Monday, February 14, 2011

Rebooting Computer Science Publications: Organic Processes

A recent ACM Communications viewpoint by Jonathan Grudin (login required) summarizes the reasons for the current emphasis on archival conferences over journal articles as computer science publication venues. His final paragraphs suggest some possible new directions for conference publications that could potentially alleviate the challenges he identifies as the result of low-acceptance conference venues (loss of community, deleterious effects on reviewing, perceived emphasis on incremental results). Certainly, there has been much discussion of these topics of late in our field, including a CHI workshop in 2010 on precisely these issues.  However, Grudin's most radical suggestion is as follows:

"A more radical possibility is inspired by the revision history and discussion pages of Widipedia Articles. Authors could maintain the history of a project as it progresses through workshop, conference, and journal or other higher-level accreditation processes."
 I believe this organic process is the future of all academic publishing. A process that begins with the concept for a research project, publishing the work in progress to a website that supports commentary and complementary projects and ending with an archival journal publication with associated commentary and linked supporting research. It behooves us, as computer scientists, theoretically at the forefront of technology, to be the early adopters of a process that can revolutionize the way that we manage the publication cycle. Below, I've identified a few arguments for why an organic approach to publishing is important.


  1. Improved collaboration: Despite the byword of collaboration in many research projects, research remains fundamentally competitive. The next steps in many solutions (especially Master's-level projects) are clear to most people in a field and the race to publish that next step is part of the process. Organic processes would recognize this and improve it by permitting wider collaborations with less competition. Work in progress would be clearly visible to anyone interested and rather than protecting and "scooping", we could encourage our students and labs to find the holes in the work in progress and fill them with our own research.  This doesn't invalidate the ongoing research, but complements it, clearly providing spaces for various sizes of contributions, from undergraduate honours-sized projects to full Ph.Ds.
  2. Replication of Results: We often need to replicate a study in part, either to juxtapose the results with our own work or as a piece of practice research for students. Organic publishing would include much more transparent methodologies and results, permitting easier replication or even the re-use of data.

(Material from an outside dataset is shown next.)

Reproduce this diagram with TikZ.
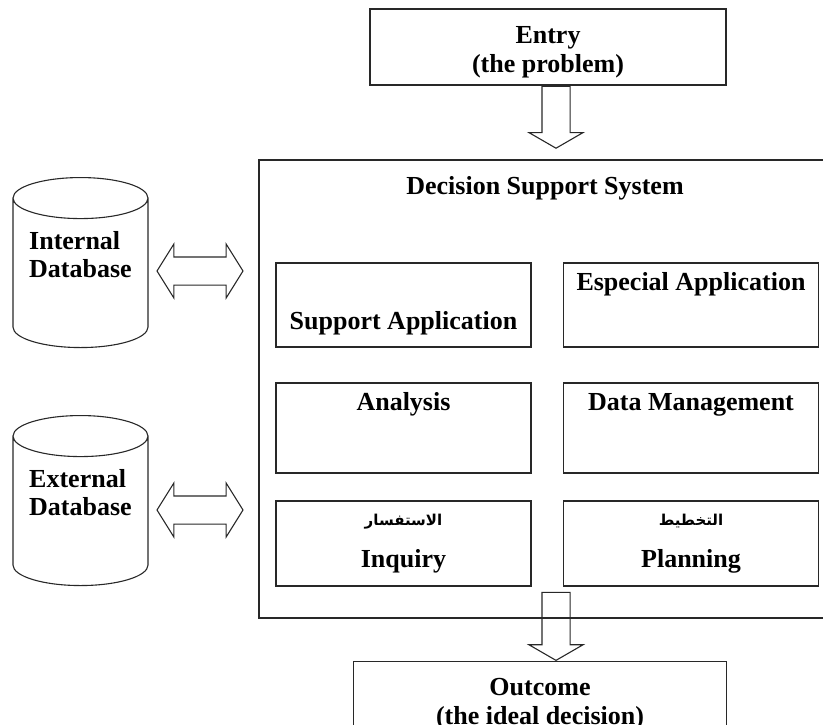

Concerns about privacy and permission are important, but not insurmountable.
  3. Publication of Negative Results: One great loss in our field is that we fail to publish our negative results.  Trying and failing is almost as important a piece of research as success. Not having these results handy is inefficient for two reasons: 1) It's likely that if I tried and failed, you will too and 2) if you could see my results, you might be able to help me fix the problem. Organic publishing would necessarily include all of the failed attempts at research, since the publication process would start at the beginning of the project rather than at the end.
There are plenty of other reasons for moving to an organic publishing process, and I'll likely talk about them further, but these three reasons alone are enough to convince me.  Are you convinced?

Of course, there are barriers.  Tenure, promotion, and hiring would change considerably.  Evaluation metrics would become different.  Arguably, however, we could have a better idea of how effective researchers are by observing the entire process of research rather than the end result. We could also see how researchers interact with collaborators and critics, notice how agile they are in including ongoing research on similar paths, and the rate at which they are able to complete new research. We could certainly establish metrics acceptable to funding agencies and hiring institutions, but the real benefit would be at the departmental level in academic institutions or at the lab level in industry. The current model for publication would also wither somewhat, and our acceptance metrics for conferences would have to change, but I believe it would be for the better.